Елизаветой Юрьевной давно и неотступно владела идея всеобщего материнства. В 1932 году Настенькин прах был перенесен в другую могилу кладбища Сент-Женевьев-де-Буа - она пережила это как похороны, а подруге Татьяне Манухиной потом говорила: "Я почувствовала новое и особенное, какое-то всеобъемлющее материнство. С кладбища я вернулась другим человеком, я видела перед собой новый путь, новый смысл жизни". Татьяна Манухина рассказала, что отныне Лиза более чем прежде поняла свое призвание - "быть матерью для всех, нуждающихся в материнской помощи, в материнской заботе, в матери, которая бы защитила". В монашество ее влекла не церковь, а любовь к человеку, идея материнства. Церковь ей была чужда, едва ли они любили друг друга.

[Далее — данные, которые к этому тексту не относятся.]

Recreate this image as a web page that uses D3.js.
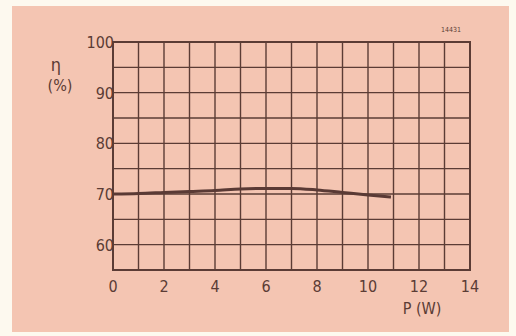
<!DOCTYPE html>
<html><head><meta charset="utf-8">
<script src="https://cdn.jsdelivr.net/npm/d3@7"></script>
<style>html,body{margin:0;padding:0;background:#fdf9ef;}svg{display:block;}</style>
</head><body>
<script>
const power = [0, 1, 2, 3, 4, 5, 6, 7, 8, 9, 10, 10.9];
const efficiency = [70, 70.1, 70.3, 70.5, 70.7, 71.0, 71.1, 71.1, 70.8, 70.3, 69.8, 69.4];
const xTicks = [0, 2, 4, 6, 8, 10, 12, 14];
const yTicks = [60, 70, 80, 90, 100];
const xGrid = d3.range(0, 15, 1);
const yGrid = d3.range(55, 101, 5);

const W = 516, H = 336;
const ink = "#5b3c35";
const svg = d3.select("body").append("svg").attr("width", W).attr("height", H);
svg.append("rect").attr("x", 0).attr("y", 0).attr("width", W).attr("height", H).attr("fill", "#fdf9ef");
svg.append("rect").attr("x", 12).attr("y", 6).attr("width", 497).attr("height", 326).attr("fill", "#f4c5b2");

const x = d3.scaleLinear().domain([0, 14]).range([113, 470]);
const y = d3.scaleLinear().domain([55, 100]).range([270, 42]);

const g = svg.append("g");
g.selectAll("line.v").data(xGrid).join("line")
  .attr("x1", d => x(d)).attr("x2", d => x(d)).attr("y1", y(55)).attr("y2", y(100))
  .attr("stroke", ink).attr("stroke-width", 1.4);
g.selectAll("line.h").data(yGrid).join("line")
  .attr("y1", d => y(d)).attr("y2", d => y(d)).attr("x1", x(0)).attr("x2", x(14))
  .attr("stroke", ink).attr("stroke-width", 1.4);
g.append("rect").attr("x", x(0)).attr("y", y(100)).attr("width", x(14) - x(0)).attr("height", y(55) - y(100))
  .attr("fill", "none").attr("stroke", ink).attr("stroke-width", 2);

const font = "'DejaVu Sans Condensed', 'Liberation Sans', sans-serif";
svg.selectAll("text.yt").data(yTicks).join("text")
  .attr("x", x(0) + 1).attr("y", d => y(d) + 6)
  .attr("text-anchor", "end").attr("font-family", font).attr("font-size", 16)
  .attr("fill", ink).text(d => d);
svg.selectAll("text.xt").data(xTicks).join("text")
  .attr("x", d => x(d)).attr("y", 292)
  .attr("text-anchor", "middle").attr("font-family", font).attr("font-size", 16)
  .attr("fill", ink).text(d => d);

svg.append("text").attr("x", 56).attr("y", 71).attr("text-anchor", "middle")
  .attr("font-family", font).attr("font-size", 18).attr("fill", ink).text("η");
svg.append("text").attr("x", 60).attr("y", 91).attr("text-anchor", "middle")
  .attr("font-family", font).attr("font-size", 16).attr("fill", ink).text("(%)");
svg.append("text").attr("x", 422).attr("y", 314).attr("text-anchor", "middle")
  .attr("font-family", font).attr("font-size", 16).attr("fill", ink).text("P (W)");
svg.append("text").attr("x", 451).attr("y", 32).attr("text-anchor", "middle")
  .attr("font-family", font).attr("font-size", 7).attr("fill", ink).text("14431");

const line = d3.line().x((d, i) => x(power[i])).y(d => y(d)).curve(d3.curveMonotoneX);
svg.append("path").attr("d", line(efficiency)).attr("fill", "none")
  .attr("stroke", "#5a3a35").attr("stroke-width", 3);
</script>
</body></html>
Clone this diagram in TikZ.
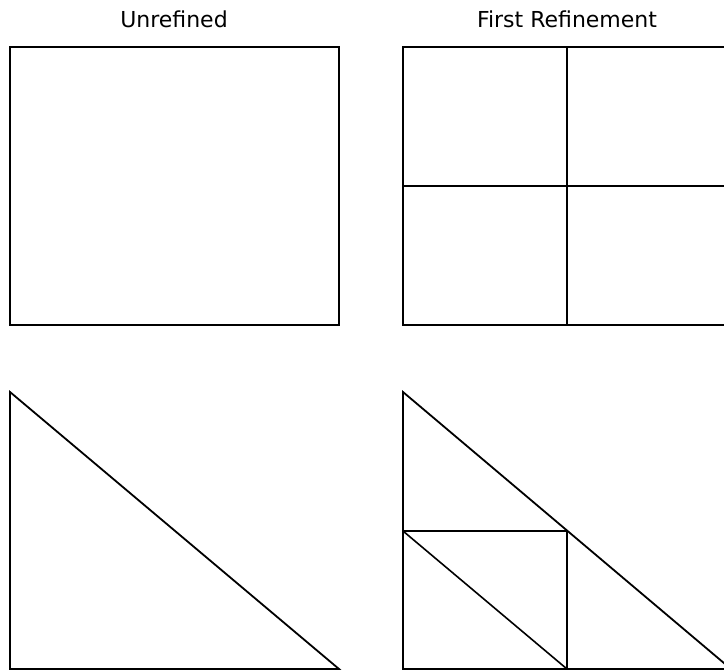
\documentclass[tikz,border=0pt]{standalone}
\usepackage{fontspec}
\setmainfont{DejaVu Sans}
\usetikzlibrary{positioning}
\tikzset{
  cell/.style={draw=black, line width=1.8pt, line join=miter},
  split/.style={draw=black, line width=1.6pt},
  paneltitle/.style={anchor=base, inner sep=0pt, font=\fontsize{22}{26}\selectfont},
}

\begin{document}
\begin{tikzpicture}[x=1pt, y=-1pt]
\useasboundingbox (0,0) rectangle (724,670);
\clip (0,0) rectangle (724,670);
% titles
\node[paneltitle] (tU) at (174,27) {Unrefined};
\node[paneltitle] (tR) at (567,27) {First Refinement};
% unrefined square and triangle
\draw[cell] (10,47) rectangle (339,325);
\draw[cell] (10,392) -- (10,669) -- (339,669) -- cycle;
% refined square
\begin{scope}[xshift=393pt]
  \coordinate (sw) at (10,325);
  \coordinate (ne) at (338,47);
  \coordinate (n)  at (174,47);
  \coordinate (s)  at (174,325);
  \coordinate (w)  at (10,186);
  \coordinate (e)  at (338,186);
  \draw[cell] (sw) rectangle (ne);
  \draw[split] (n) -- (s);
  \draw[split] (w) -- (e);
\end{scope}
% refined triangle
\begin{scope}[xshift=393pt]
  \coordinate (a)  at (10,392);
  \coordinate (b)  at (10,669);
  \coordinate (c)  at (338,669);
  \coordinate (ab) at (10,531);
  \coordinate (ac) at (174,531);
  \coordinate (bc) at (174,669);
  \draw[cell] (a) -- (b) -- (c) -- cycle;
  \draw[split] (ab) -- (ac) -- (bc) -- (ab);
\end{scope}
\end{tikzpicture}
\end{document}
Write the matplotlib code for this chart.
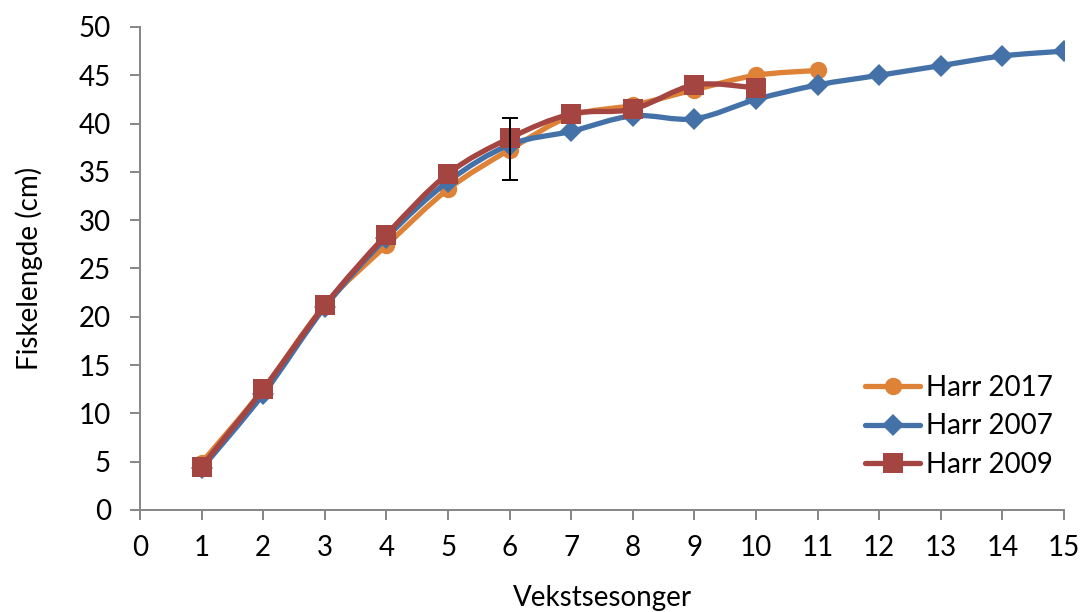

В стихах о предстоящем своем постриге она с тревогой и даже страхом писала:
А я стою перед иконой
И знаю,- скоро буду там
Босой идти, с свечой зажженной
Пересекать затихший храм.
В рубаху белую одета...
О, внутренний мой человек!
Сейчас еще Елизавета,
А завтра буду -имя рек.
С неприязнью и подозрением смотрели привилегированные эмигранты на странную монахиню: она носит монашескую одежду и при этом запоем курит, позволяет себе громко спорить и смеяться, декламировать стихи, да и не только духовные; она с мешком таскается по рынку, потом часами пропадает в кухне своей богадельни - удивительно ли, что от нее пахнет рыбой? Ее называют матерью Марией, как святую,- какая же она святая? Она даже после пострига живет со своей семьей, с матерью и детьми. Она позорит монашество. Но у матери Марии было об этом свое представление. В статье, озаглавленной "Под знаком гибели", она требовала от монашества не ухода от мира, а - живой активности. "...Как ни трудно поднять руку на благолепную, пронизанную любовью прекрасную идею монашеской отгороженности от мира семьи, на светлый монастырь,- все же рука поднимется. Пустите за ваши стены беспризорных воришек, разбейте ваш прекрасный уставной уклад вихрями внешней жизни, унижьтесь, опустошитесь, умалитесь..." Ибо, учила мать Мария, следует "искать не монастырских стен, а полного отсутствия перегородки, отделяющей сердце от мира, от его боли". Удивительное монашество проповедовала эта женщина, которая в предвидении пострига воображала:
А в келье будет жарко у печи,
А в окнах будет тихий свет кружиться,
И тающий огонь свечи
Чуть озарит святые лица.
И тотчас опровергала сама себя: такая тихость, уют, смирение не для нее. В том же стихотворении читаем:
Когда же ветер дробью застучит,
Опять метель забарабанит в стекла,
И холод щеки опалит,
Тогда пойму, как жизнь поблекла.
Пусть будет дух тоской убит и смят,
Не кончит он с змеиным жалом битву...
Говорит Игорь Александрович Кривошеий:
Она прошла свое монашество так, что ничего не оставила для
себя, познав монашество как материнство в отношении к миру. Здесь
все было просто: если дети голодны, мать не может быть сыта, если
наги - одета, если умирают в газовых камерах - остаться целой и
невредимой.
К монастырям мать Мария питала отвращение - их буржуазность
была ей ненавистна: святые отцы, твердила она, не ведают заботы о
судьбах мира, они и не помнят о том, что мир - в огне. Нужно
широко распахнуть ворота бездомным, пусть вторгнутся они в
мертвую тишину келий и в безгласную торжественность трапезных.
Работы было невпроворот. В своем апостольнике, обрамлявшем ее оживленное, всегда румяное крупное лицо с черными глазами, в старой, обветшалой рясе ходила она в опийные притоны и марсельские портовые кабаки, сидела за столиками с пропойцами и блудницами - и возвращала их к жизни.